Either way, Angel Beats’ drama doesn’t hinge on romance, which makes it a bit different than the other Key stories. Otonashi’s and Yuri’s backstories were some of the most painful parts of the series, and Yuri’s battle in ep 12 was one of my favourite moments. You could say that Maeda’s other works include themes other than romance, but they all still revolve around the basic “tragic love story” pattern. Until the last episode, I didn’t think AB! was good because it was a tragic love story, I thought it was good for… well, everything else. The whole purgatory/regrets thing is fairly different from what I thought I liked about Key, and that seems more central to the plot if you ask me.

But yes, you’re right that the techniques are similar, if not the same. I suppose he had to struggle with writing for anime instead of a 50+ hour game, but the core elements are there and I think that’s why Key fans still like it.


Wolfsbane August 13, 2010 at 2:38 am

I’ve been having trouble connecting to this show. I got through the first 7 episodes, and something about it just feels off to me. It could be the pacing, like people mentioned: the fact that it’s jammed into such a short show seems to sidestep character development somewhat. I feel like an excess of plot action can sometimes do that (like I felt happened, to an extent, with Fullmetal Alchemist: Brotherhood). I just haven’t really cared for the characters. But since you seem to really enjoy it, maybe I’ll give it another shot.

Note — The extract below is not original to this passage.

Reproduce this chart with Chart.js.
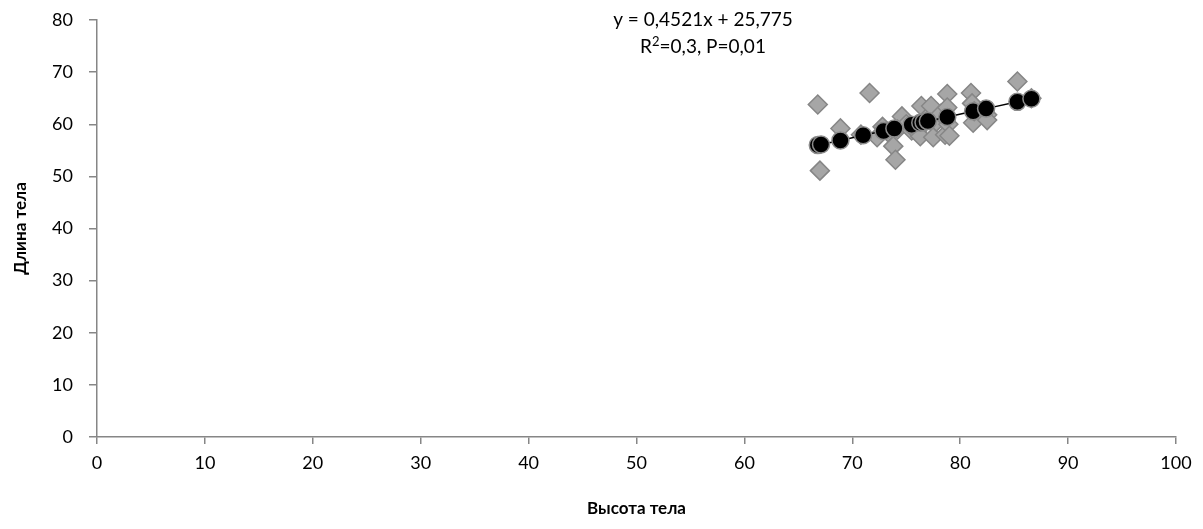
<!DOCTYPE html>
<html>
<head>
<meta charset="utf-8">
<script src="https://cdn.jsdelivr.net/npm/chart.js@4"></script>
<style>
  html, body { margin: 0; padding: 0; background: #fff; }
  #wrap { width: 1203px; height: 529px; }
</style>
</head>
<body>
<div id="wrap"><canvas id="chart" width="1203" height="529"></canvas></div>
<script>
// observed values (grey diamonds)
const heightObs = [66.8, 67.0, 68.9, 71.6, 70.8, 72.3, 72.8, 73.3, 73.8, 74.0, 74.6, 74.2, 75.0, 75.5, 76.0, 76.3, 76.4, 76.8, 77.3, 77.5, 77.8, 78.2, 78.6, 78.8, 78.8, 78.9, 79.0, 81.0, 81.1, 81.2, 81.3, 82.5, 82.5, 85.3, 86.6];
const lengthObs = [63.8, 51.1, 59.2, 66.0, 58.0, 57.5, 59.5, 58.5, 55.8, 53.2, 61.5, 59.0, 60.0, 58.8, 58.5, 57.7, 63.5, 61.0, 63.5, 57.5, 60.5, 62.0, 58.0, 65.8, 63.2, 60.0, 57.8, 66.0, 64.0, 60.3, 62.5, 61.8, 60.8, 68.2, 65.0];

// predicted values (black circles on the trend line)
const heightFit = [66.8, 67.1, 68.9, 71.0, 72.9, 73.9, 75.5, 76.3, 76.6, 77.0, 78.8, 81.2, 82.4, 85.3, 86.6];
const lengthFit = [56.0, 56.1, 56.9, 57.9, 58.7, 59.2, 59.9, 60.3, 60.4, 60.6, 61.4, 62.5, 63.0, 64.3, 64.9];

const xTicks = [0, 10, 20, 30, 40, 50, 60, 70, 80, 90, 100];
const yTicks = [0, 10, 20, 30, 40, 50, 60, 70, 80];

const eqLine = 'y = 0,4521x + 25,775';
const statsLine = ['R', '2', '=0,3, P=0,01'];

const FONT = 'Lato, "Open Sans", sans-serif';
const AXIS = '#868686';

const obsPoints = heightObs.map((x, i) => ({ x: x, y: lengthObs[i] }));
const fitPoints = heightFit.map((x, i) => ({ x: x, y: lengthFit[i] }));

const equationText = {
    id: 'equationText',
    afterDraw(chart) {
        const ctx = chart.ctx;
        ctx.save();
        ctx.fillStyle = '#000';
        ctx.font = '19px ' + FONT;
        ctx.textBaseline = 'middle';
        ctx.textAlign = 'center';
        const cx = 703;
        ctx.fillText(eqLine, cx, 20);

        // second line with superscript
        ctx.textAlign = 'left';
        const w1 = ctx.measureText(statsLine[0]).width;
        ctx.font = '13px ' + FONT;
        const w2 = ctx.measureText(statsLine[1]).width;
        ctx.font = '19px ' + FONT;
        const w3 = ctx.measureText(statsLine[2]).width;
        let x = cx - (w1 + w2 + w3) / 2;
        ctx.fillText(statsLine[0], x, 47);
        x += w1;
        ctx.font = '13px ' + FONT;
        ctx.fillText(statsLine[1], x, 42);
        x += w2;
        ctx.font = '19px ' + FONT;
        ctx.fillText(statsLine[2], x, 47);
        ctx.restore();
    }
};

new Chart(document.getElementById('chart').getContext('2d'), {
    type: 'scatter',
    data: {
        datasets: [
            {
                label: 'fit',
                data: fitPoints,
                showLine: true,
                borderColor: '#000',
                borderWidth: 1.5,
                pointStyle: 'circle',
                pointRadius: 8.5,
                pointBackgroundColor: '#000',
                pointBorderColor: '#8c8c8c',
                pointBorderWidth: 1.5,
                order: 1
            },
            {
                label: 'obs',
                data: obsPoints,
                pointStyle: 'rectRot',
                pointRadius: 9.5,
                pointBackgroundColor: '#a6a6a6',
                pointBorderColor: '#868686',
                pointBorderWidth: 1.5,
                order: 2
            }
        ]
    },
    options: {
        responsive: false,
        animation: false,
        layout: { padding: { top: 20, right: 27, left: 0, bottom: 0 } },
        plugins: {
            legend: { display: false },
            tooltip: { enabled: false }
        },
        scales: {
            x: {
                type: 'linear',
                min: 0,
                max: 100,
                afterBuildTicks: s => { s.ticks = xTicks.map(v => ({ value: v })); },
                afterFit: s => { s.height = 92; },
                border: { color: AXIS, width: 1.5 },
                grid: { drawOnChartArea: false, drawTicks: true, tickLength: 7, color: AXIS, lineWidth: 1.5 },
                ticks: { color: '#000', font: { family: FONT, size: 18 }, padding: 8 },
                title: {
                    display: true,
                    text: 'Высота тела',
                    color: '#000',
                    font: { family: FONT, size: 17, weight: 'bold' },
                    padding: { top: 12, bottom: 10 }
                }
            },
            y: {
                type: 'linear',
                min: 0,
                max: 80,
                afterBuildTicks: s => { s.ticks = yTicks.map(v => ({ value: v })); },
                afterFit: s => { s.width = 97; s.paddingTop = 0; s.paddingBottom = 0; },
                border: { color: AXIS, width: 1.5 },
                grid: { drawOnChartArea: false, drawTicks: true, tickLength: 8, color: AXIS, lineWidth: 1.5 },
                ticks: { color: '#000', font: { family: FONT, size: 18 }, padding: 16 },
                title: {
                    display: true,
                    text: 'Длина тела',
                    color: '#000',
                    font: { family: FONT, size: 17, weight: 'bold' },
                    padding: { top: 10, bottom: 0 }
                }
            }
        }
    },
    plugins: [equationText]
});
</script>
</body>
</html>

tai August 13, 2012 at 6:38 am

I just watched this show for the first time less than a month ago, and while I found it quite enjoyable it it lacked in depth when compared to Clannad. Character is what made Clannad what it is to me, and I wished Angel Beats was able to tell and reinforce every character’s story the way Clannad was able to. While the short airtime is possibly to blame, I felt there was a strange emphasis on action scenes (like descending into Guild) that could have been more character-character socialization and interaction that made each and every character resonate with the viewer.


eternal September 8, 2012 at 3:09 am

Funny enough, I recently started playing Little Busters and it reminded me of how important character development is in these stories (and how relatively easy it is to develop characters in VNs because of how long they are). Angel Beats is indeed more theme, setting, and drama than character. This is a bad metric, but I bet there are more people who claim Kyou and Ayu as their waifu than Kanade. I still like the show but I admit that I’m more attached to its overall story rather than its characters.